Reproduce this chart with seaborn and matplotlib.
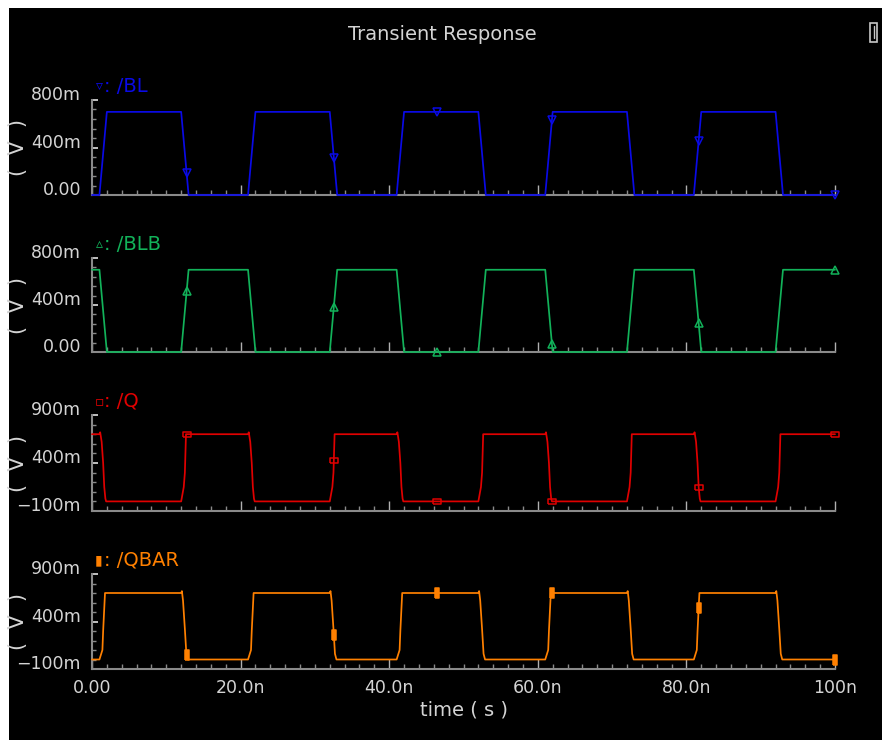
import matplotlib
matplotlib.use("Agg")
import matplotlib.pyplot as plt
import matplotlib.transforms as mtransforms
from matplotlib.patches import Rectangle
from matplotlib.ticker import MultipleLocator
import seaborn as sns
import numpy as np

# Data, time in ns, value in V
bl_t = [0, 1, 2, 12, 13, 21, 22, 32, 33, 41, 42, 52, 53, 61, 62, 72, 73, 81, 82, 92, 93, 100]
bl_v = [0, 0, .7, .7, 0, 0, .7, .7, 0, 0, .7, .7, 0, 0, .7, .7, 0, 0, .7, .7, 0, 0]
blb_t = bl_t
blb_v = [.7, .7, 0, 0, .7, .7, 0, 0, .7, .7, 0, 0, .7, .7, 0, 0, .7, .7, 0, 0, .7, .7]

q_t = [0.0,
       1.0, 1.1, 1.3, 1.5, 1.65, 1.8, 1.9, 12.0, 12.35, 12.5, 12.65,
       21.0, 21.1, 21.3, 21.5, 21.65, 21.8, 21.9, 32.0, 32.35, 32.5, 32.65,
       41.0, 41.1, 41.3, 41.5, 41.65, 41.8, 41.9, 52.0, 52.35, 52.5, 52.65,
       61.0, 61.1, 61.3, 61.5, 61.65, 61.8, 61.9, 72.0, 72.35, 72.5, 72.65,
       81.0, 81.1, 81.3, 81.5, 81.65, 81.8, 81.9, 92.0, 92.35, 92.5, 92.65,
       100.0]
q_v = [0.70,
       0.70, 0.72, 0.62, 0.40, 0.15, 0.03, 0.0, 0.0, 0.15, 0.30, 0.70,
       0.70, 0.72, 0.62, 0.40, 0.15, 0.03, 0.0, 0.0, 0.15, 0.30, 0.70,
       0.70, 0.72, 0.62, 0.40, 0.15, 0.03, 0.0, 0.0, 0.15, 0.30, 0.70,
       0.70, 0.72, 0.62, 0.40, 0.15, 0.03, 0.0, 0.0, 0.15, 0.30, 0.70,
       0.70, 0.72, 0.62, 0.40, 0.15, 0.03, 0.0, 0.0, 0.15, 0.30, 0.70,
       0.70]

qb_t = [0.0,
        1.0, 1.4, 1.5, 1.75, 12.0, 12.1, 12.25, 12.5, 12.7, 12.9,
        21.0, 21.4, 21.5, 21.75, 32.0, 32.1, 32.25, 32.5, 32.7, 32.9,
        41.0, 41.4, 41.5, 41.75, 52.0, 52.1, 52.25, 52.5, 52.7, 52.9,
        61.0, 61.4, 61.5, 61.75, 72.0, 72.1, 72.25, 72.5, 72.7, 72.9,
        81.0, 81.4, 81.5, 81.75, 92.0, 92.1, 92.25, 92.5, 92.7, 92.9,
        100.0]
qb_v = [0.0,
        0.0, 0.10, 0.30, 0.70, 0.70, 0.72, 0.62, 0.32, 0.06, 0.0,
        0.0, 0.10, 0.30, 0.70, 0.70, 0.72, 0.62, 0.32, 0.06, 0.0,
        0.0, 0.10, 0.30, 0.70, 0.70, 0.72, 0.62, 0.32, 0.06, 0.0,
        0.0, 0.10, 0.30, 0.70, 0.70, 0.72, 0.62, 0.32, 0.06, 0.0,
        0.0, 0.10, 0.30, 0.70, 0.70, 0.72, 0.62, 0.32, 0.06, 0.0,
        0.0]

# marker times shared by all traces
mark_t = [12.74, 32.55, 46.4, 61.9, 81.65, 100.0]

names = ["/BL", "/BLB", "/Q", "/QBAR"]
colors = ["#0a0ae6", "#12b25a", "#e00000", "#ff8000"]
ylims = [(0, 0.8), (0, 0.8), (-0.1, 0.9), (-0.1, 0.9)]
yticks = [[0, 0.4, 0.8], [0, 0.4, 0.8], [-0.1, 0.4, 0.9], [-0.1, 0.4, 0.9]]
ytick_labels = [["0.00", "400m", "800m"], ["0.00", "400m", "800m"],
                ["\u2212100m", "400m", "900m"], ["\u2212100m", "400m", "900m"]]
xticks = [0, 20, 40, 60, 80, 100]
xtick_labels = ["0.00", "20.0n", "40.0n", "60.0n", "80.0n", "100n"]

sns.set_style("dark")
plt.rcParams["font.family"] = ["DejaVu Sans"]

txt = "#d4d4d4"
spine = "#8a8a8a"

W, H = 882, 740
fig = plt.figure(figsize=(W / 100, H / 100), dpi=100, facecolor="white")
# black plotting window with the thin white frame top/left
fig.add_artist(Rectangle((9 / W, 0), 1 - 9 / W, 1 - 8 / H, transform=fig.transFigure,
                         facecolor="black", edgecolor="none", zorder=-10))

# panel extents in pixels (top, bottom)
panels_px = [(100, 195), (258, 352), (415, 511), (574, 669)]
x0, x1 = 92, 835

signals = [(bl_t, bl_v), (blb_t, blb_v), (q_t, q_v), (qb_t, qb_v)]
markers = ["v", "^",
           [(-1, -0.6), (1, -0.6), (1, 0.6), (-1, 0.6), (-1, -0.6)],
           [(-0.35, -1), (0.35, -1), (0.35, 1), (-0.35, 1), (-0.35, -1)]]
msizes = [6, 6, 6, 6.5]
mfaces = ["none", "none", "none", None]
legend_glyph = ["\u25bf", "\u25b5", "\u25ab", "\u25ae"]

axes = []
for i, (t, v) in enumerate(signals):
    top, bot = panels_px[i]
    ax = fig.add_axes([x0 / W, 1 - bot / H, (x1 - x0) / W, (bot - top) / H])
    ax.set_facecolor("none")
    c = colors[i]

    sns.lineplot(x=t, y=v, ax=ax, color=c, lw=1.25, estimator=None, sort=False)
    my = np.interp(mark_t, t, v)
    ax.plot(mark_t, my, ls="none", marker=markers[i], ms=msizes[i],
            mfc=mfaces[i] if mfaces[i] else c, mec=c, mew=1.1)
    for ln in ax.lines:
        ln.set_clip_on(False)
        ln.set_zorder(5)

    ax.set_xlim(0, 100)
    ax.set_ylim(*ylims[i])
    ax.grid(False)
    for s in ["top", "right"]:
        ax.spines[s].set_visible(False)
    for s in ["left", "bottom"]:
        ax.spines[s].set_color(spine)
        ax.spines[s].set_linewidth(1.5)

    ax.set_yticks(yticks[i])
    ax.set_yticklabels(ytick_labels[i])
    ax.yaxis.set_minor_locator(MultipleLocator(0.08 if i < 2 else 0.1))
    ax.set_xticks(xticks)
    ax.xaxis.set_minor_locator(MultipleLocator(2))
    ax.tick_params(axis="y", which="major", direction="in", length=4, width=1.2,
                   color="#e0e0e0", labelcolor=txt, labelsize=12.5, pad=8, left=True)
    ax.tick_params(axis="y", which="minor", direction="in", length=3, width=1,
                   color=spine, left=True)
    ax.tick_params(axis="x", which="major", direction="in", length=7.5, width=1,
                   color="#b0b0b0", labelcolor=txt, labelsize=12.5, pad=7, bottom=True)
    ax.tick_params(axis="x", which="minor", direction="in", length=3.5, width=1,
                   color=spine, bottom=True)
    # labels sit a little above their ticks, like the original
    off = mtransforms.ScaledTranslation(0, 5 / 72, fig.dpi_scale_trans)
    for lb in ax.get_yticklabels():
        lb.set_transform(lb.get_transform() + off)

    if i < 3:
        ax.tick_params(axis="x", labelbottom=False)
    ax.set_xlabel("")
    ax.set_ylabel("(  V  )", color=txt, fontsize=15, va="center")
    ax.yaxis.set_label_coords((18 - x0) / (x1 - x0), 0.5)

    hp = bot - top
    ax.text((99 - x0) / (x1 - x0), 1 + 14 / hp, legend_glyph[i], color=c,
            transform=ax.transAxes, ha="center", va="center", fontsize=10)
    ax.text((104 - x0) / (x1 - x0), 1 + 14 / hp, ": " + names[i], color=c,
            transform=ax.transAxes, ha="left", va="center", fontsize=14)
    axes.append(ax)

axes[-1].set_xticklabels(xtick_labels)
axes[-1].set_xlabel("time ( s )", color=txt, fontsize=14)
axes[-1].xaxis.set_label_coords(0.5, -(710 - 669) / (669 - 574))
axes[-1].xaxis.label.set_va("center")

fig.text(442 / W, 1 - 35 / H, "Transient Response", color=txt, fontsize=14,
         ha="center", va="center")

# small window badge in the top-right corner
fig.add_artist(Rectangle((870 / W, 1 - 42 / H), 7 / W, 19 / H, transform=fig.transFigure,
                         facecolor="none", edgecolor="#c8c8c8", lw=1.2))
fig.add_artist(plt.Line2D([873.5 / W, 873.5 / W], [1 - 38 / H, 1 - 26 / H],
                          transform=fig.transFigure, color="#c8c8c8", lw=1))

fig.savefig("out.png", dpi=100, facecolor="white")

- - -

Up to and including the line with "0, .7, .7, 0, 0, .7, .7]", copy the data above from its first line. Skip pictures.

Reproduce this chart with seaborn and matplotlib.
import matplotlib
matplotlib.use("Agg")
import matplotlib.pyplot as plt
import matplotlib.transforms as mtransforms
from matplotlib.patches import Rectangle
from matplotlib.ticker import MultipleLocator
import seaborn as sns
import numpy as np

# Data, time in ns, value in V
bl_t = [0, 1, 2, 12, 13, 21, 22, 32, 33, 41, 42, 52, 53, 61, 62, 72, 73, 81, 82, 92, 93, 100]
bl_v = [0, 0, .7, .7, 0, 0, .7, .7, 0, 0, .7, .7, 0, 0, .7, .7, 0, 0, .7, .7, 0, 0]
blb_t = bl_t
blb_v = [.7, .7, 0, 0, .7, .7, 0, 0, .7, .7, 0, 0, .7, .7, 0, 0, .7, .7, 0, 0, .7, .7]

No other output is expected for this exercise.